Obama steered this into a criticism of Congress.

"Because I've heard some in Congress who are opposed to this deal say either let's just slap on even more sanctions, or we'll do sanctions unilaterally, regardless of what other countries are willing to do. The reason that the sanctions regime has worked is because painstakingly we built an international coalition that has held this long," he said.

"And if it is perceived that we walked away from a fair deal that gives us assurances Iran doesn't get a nuclear weapon, then those international sanctions will fray. And it won't just be Russia or China. It will be some of our close allies who will start questioning what -- our capacity or the wisdom of maintaining these."

Obama stressed that "we don't want to put ourselves in that position."
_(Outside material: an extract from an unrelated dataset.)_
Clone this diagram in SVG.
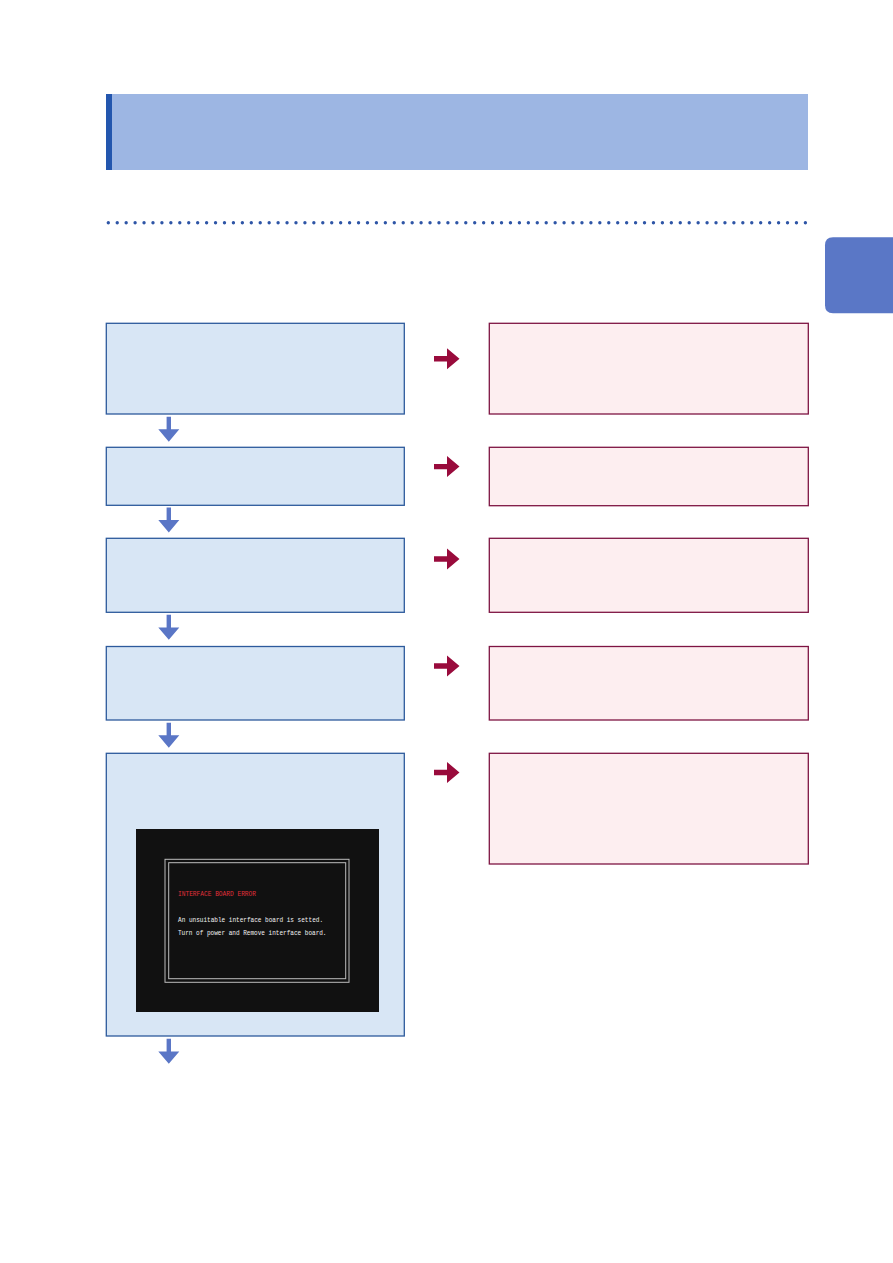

"We want to make sure that if there's no deal on the Iran nuclear program, it's because the Iranians were not willing to accept what the international community considered to be an appropriate and fair approach to this problem," he added.

Israel Prime Minister Benjamin Netanyahu's office said he called Putin earlier this week to express "grave concerns" about the sale.

"The Prime Minister told President Putin that this sale will only encourage Iranian aggression in the region and further undermine the stability of the Middle East."

Israel has expressed concern that the missiles will make their way to Hezbollah.